Ikeda’s second undertaking was riskier, as the process of firing always is. For it is always possible that, no matter how functionally perfect the form of a pot is, or how beautifully glazed its surface, it will nevertheless crack during the long process of firing. During that process, the heat must be kept at a constant temperature. Likewise, once that process is over, the cooling must occur naturally. Otherwise, the pot will shatter. During this process it is hidden within the depths of the kiln where the potter cannot see it; he can only proceed with faith that his efforts will be a success. More than anything, he has to believe in the whole process.

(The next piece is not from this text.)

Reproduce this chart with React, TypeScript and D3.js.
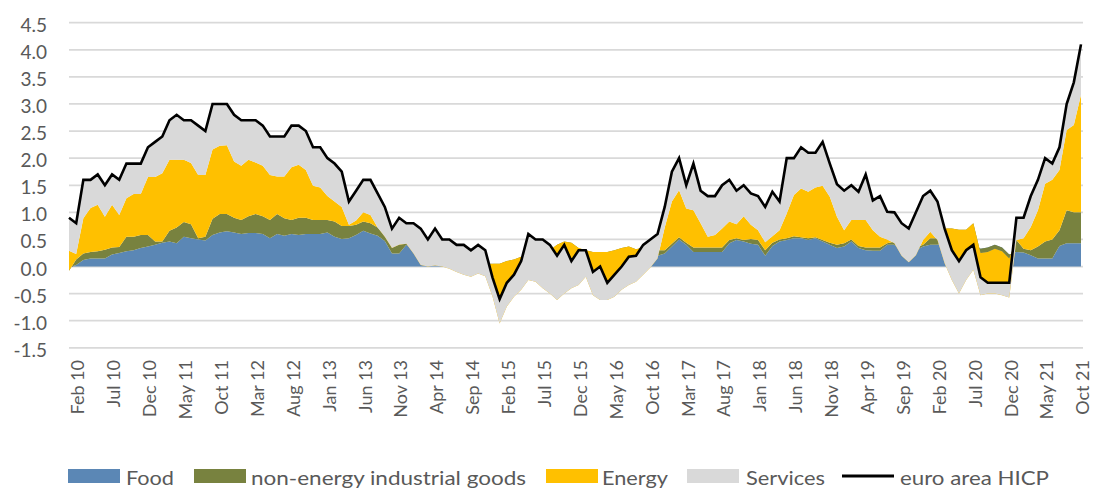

And this is difficult, given the kinds of pressures that the pot is exposed to within the kiln.

Ikeda conducted that “firing” process largely through dialogue—with other Soka Gakkai members, with world leaders and scientists, and with an ever-widening circle of artists, writers, and intellectuals from around the world who shared a common concern with peace. Throughout this process, his aim was to refine the teachings of the Soka Gakkai so that it is clear what they stand for and (the importance of this cannot possibly be overstated) what they actually are. For the danger of any universal spiritual teaching is that its appeal may be so broad that in the end it cannot hold together and simply falls apart.

In this process, Daisaku Ikeda was aided by the history of the Soka Gakkai itself, which emerged phoenix-like from the ashes of World War II, having endured its dehumanizing deprivations and witnessed its horrors— including the atom bomb. From the beginning, the Soka Gakkai’s approach to Buddhism was focused on the fundamental dignity of human life—affirming it, protecting it, and convincing others to do the same. Ikeda’s whole philosophy clusters around the word life—LIFE with capital letters is how I once heard it described. As a unifying idea at the heart of Ikeda’s teachings, it has proved both durable and versatile.

Today, in his eighties, Ikeda continues to extend and develop that idea in dialogue with others, focusing increasingly on the interdependence of life in all of its many aspects, both human and nonhuman species, and the need to protect them all. It’s an approach to Buddhism that is almost, but not quite, bigger than Buddhism. You might say that the Soka Gakkai is Buddhism taken as far as Buddhism—or, for that matter, any religion—can go.